Hamilton Herald Masthead


Front Page - Friday, August 11, 2023

UTC names Ward director of community engagement

University of Tennessee at Chattanooga assistant professor of sociology Chandra Ward has accepted the role of director of community engagement for the university’s Center for Urban Informatics and Progress.

Ward, a UTC faculty member since 2017, is an urban sociologist with expertise in public housing policy, low-income neighborhoods, community networks, displacement, urban development and transportation.

Her research at UTC has focused on Chattanooga and Smart City projects. She’s currently working with Vanderbilt University and the Chattanooga Area Regional Transportation Authority on a multi-million-dollar transportation project.

Ward has been trained in geographic information systems, community organizing and market research. She began working with CUIP shortly after arriving at UTC.

In addition to her tenure-track faculty position, Ward serves on the boards of The Chattery, Stoveworks, Humanities Tennessee and SPLASH Youth Arts.

Chattanooga State names McCormick technology VP

Chattanooga State has tapped Brad McCormick to serve as its vice president for technology.
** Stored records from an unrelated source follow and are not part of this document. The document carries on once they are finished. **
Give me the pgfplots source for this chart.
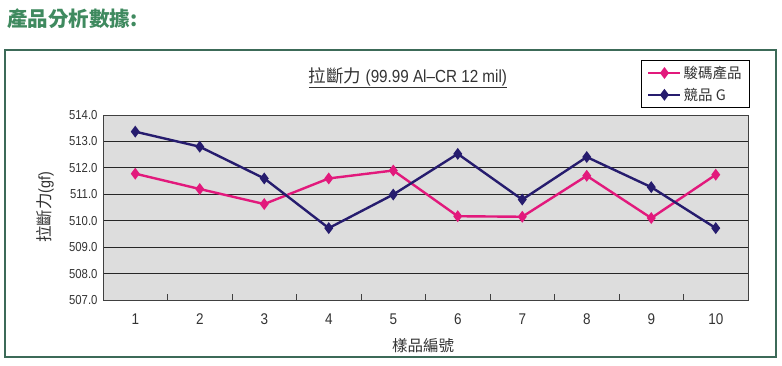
\documentclass[border=0pt]{standalone}
\usepackage{fontspec}
\usepackage{pgfplots}
\pgfplotsset{compat=1.18}
\setmainfont{Liberation Sans}
\newfontfamily\narrowfont{Liberation Sans}[FakeStretch=0.87]
\newfontfamily\cjk{Noto Sans CJK TC}
\definecolor{framegreen}{HTML}{3C6A58}
\definecolor{headgreen}{HTML}{3F8A5F}
\definecolor{pinkc}{HTML}{E2197C}
\definecolor{navyc}{HTML}{261C6E}
\definecolor{plotbg}{HTML}{DDDDDD}
\definecolor{txtgray}{HTML}{333333}
\begin{document}
\begin{tikzpicture}
\path[use as bounding box] (0,0) rectangle (782pt,365pt);
\fill[white] (0,0) rectangle (782pt,365pt);
\draw[framegreen, line width=1.8pt] (5pt,8pt) rectangle (776pt,315pt);
\node[anchor=west, text=headgreen, inner sep=0pt, font=\cjk\bfseries\fontsize{20.5}{21}\selectfont] at (7pt,346pt) {產品分析數據:};
\begin{axis}[
  at={(103pt,65pt)}, anchor=south west,
  width=645pt, height=185pt, scale only axis,
  xmin=0.5, xmax=10.5, ymin=507, ymax=514,
  axis background/.style={fill=plotbg},
  axis line style={draw=black!75, line width=0.9pt},
  xtick={1,...,10},
  minor xtick={1.5,2.5,...,9.5},
  major x tick style={draw=none},
  minor x tick style={draw=black!75, line width=0.9pt},
  minor tick length=6pt,
  tick align=inside,
  xtick pos=bottom,
  ytick={507,...,514},
  ytick pos=left,
  major y tick style={draw=none},
  ymajorgrids,
  grid style={draw=black!85, line width=0.9pt},
  /pgf/number format/assume math mode=true,
  yticklabel style={/pgf/number format/fixed, /pgf/number format/fixed zerofill, /pgf/number format/precision=1, xshift=-2pt, font=\narrowfont\fontsize{13}{14}\selectfont},
  xticklabel style={yshift=-10pt, font=\narrowfont\fontsize{15.5}{16}\selectfont},
  tick label style={text=txtgray},
  legend style={at={(rel axis cs:1,1)}, anchor=south east, xshift=2pt, yshift=7pt,
    draw=black, line width=0.7pt, font=\cjk\fontsize{14.5}{16}\selectfont, text=txtgray,
    inner xsep=6pt, inner ysep=4pt, row sep=4pt, cells={anchor=west}},
  legend image code/.code={\draw[mark repeat=2,mark phase=2,#1] plot coordinates {(0pt,0pt) (16pt,0pt) (32pt,0pt)};},
]
\addplot[pinkc, line width=2.4pt, mark=diamond*, mark size=4pt, mark options={solid, fill=pinkc}] coordinates {
(1,511.78) (2,511.2) (3,510.63) (4,511.6) (5,511.9) (6,510.17) (7,510.15) (8,511.7) (9,510.1) (10,511.74)};
\addlegendentry{駿碼產品}
\addplot[navyc, line width=2.4pt, mark=diamond*, mark size=4pt, mark options={solid, fill=navyc}] coordinates {
(1,513.37) (2,512.8) (3,511.6) (4,509.72) (5,510.99) (6,512.53) (7,510.8) (8,512.41) (9,511.27) (10,509.72)};
\addlegendentry{競品 G}
\end{axis}
\node[text=txtgray, font=\narrowfont\fontsize{17.5}{17.5}\selectfont] at (408pt,287pt) {\underline{{\cjk 拉斷力} (99.99 Al–CR 12 mil)}};
\node[text=txtgray, rotate=90, font=\narrowfont\fontsize{16.5}{16.5}\selectfont] at (45pt,158pt) {{\cjk 拉斷力}(gf)};
\node[text=txtgray, font=\cjk\fontsize{15.5}{15.5}\selectfont] at (423pt,19pt) {樣品編號};
\end{tikzpicture}
\end{document}
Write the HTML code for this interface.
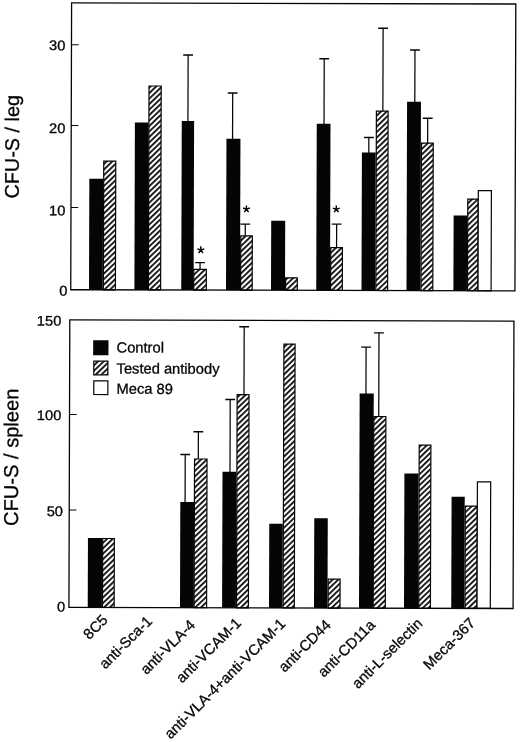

McCormick has served Chattanooga State in various roles since 2008, including director of information technology and data analysis, director of admissions and records, and assistant vice president.

As interim VP for technology, McCormick enhanced tech support for the college community. Notably, he created a client services team to provide support to students, faculty and staff.

Tennessee Municipal League elects Dalton to board

The Tennessee Municipal League elected Red Bank vice mayor Stefanie Dalton to its 2023-2024 board of directors of during the league’s annual business meeting in July in Nashville. Dalton will serve as one of eight district directors that represent her section of the state.

Founded in 1940 and based in Nashville, the TML advocates for the interests of 345 cities and towns across the state and the citizens they serve. As a member of the league’s board of directors, Dalton will propose and help determine legislative and policy priorities.

Collegedale’s Lamb receives TML leadership award

The TML also awarded Collegedale commissioner Katie Lamb the fifth annual Bob Kirk Local Government Leadership Award during its annual conference.

The organization presents the award to a council member, alderman, or commissioner who is at least in their second term of service to their municipality and has shown themselves to be an outstanding public servant to both their municipality and their community.

The award is named for Dyersburg City Alderman and TML past president Bob Kirk, who served his city for more than 50 years as an elected official.

A Texas native, Lamb lived and worked in five states, as well as Washington, D.C., due to her husband’s military career, before arriving in Collegedale in 1972.

Having attained her master’s in nursing, Lamb taught nursing at Collegedale’s Southern Adventist University and eventually earned her doctorate in nursing from the University of Tennessee at Knoxville.

She went on to serve as Southern Adventist’s dean of the School of Nursing, associate vice president for academics and dean of Graduate Studies before her retirement in 2006.

After her retirement, Lamb turned her attention from nursing and academics to local government and was elected to the Collegedale City Commission in 2009. Her fellow commissioners made Lamb the first female mayor of Collegedale in 2014, a position she held until she voluntarily stepped back into the role of city commissioner in 2021.

Red Bank’s Ledford honored by APWA

The Tennessee Chapter of the American Public Works Association honored Red Bank employee Johnny Ledford with the Murphy Snoderly Award during the TML’s annual conference.

The Tennessee PWA presents the award annually to one recipient statewide. Snoderly was an engineering and public works consultant for the University of Tennessee Municipal Technical Advisory Service. He believed the work of operations level employees should be recognized.

Ledford began his municipal service with the city of Red Bank in 1992 as a part-time laborer installing sewer lines. One year later, the city hired him as a regular employee. Ledford has since progressed from a laborer to a heavy equipment operator.

Ledford is able to complete any task presented to him, the city of Red Bank states in a news release, whether it’s carpentry, masonry, welding, operating a bucket truck or driving a commercial vehicle.

With a TDEC Level 1 certification in stormwater management, Ledford can also perform the duties of any other job that’s critical for the city’s daily operations.

Kimberly Strong, TNPWA vice president, presented Ledford with the award before an estimated crowd of 300. Upon receiving his award, Ledford spoke of his late father, who he said taught him a good work ethic.

Hoffmann joins CHI Neuroscience Institute

CHI Memorial and CHI Memorial Medical Group recently welcomed Dr. Paul Hoffmann to the CHI Memorial Neuroscience Institute.

Hoffmann received his medical degree from the University of Tennessee College of Medicine in Memphis and completed a residency in physical medicine and rehabilitation at Indiana University School of Medicine in Indianapolis.

He is board-certified by the American Board of Physical Medicine and Rehabilitation and a member of the American Academy of Physical Medicine and Rehabilitation and International Spine Intervention Society.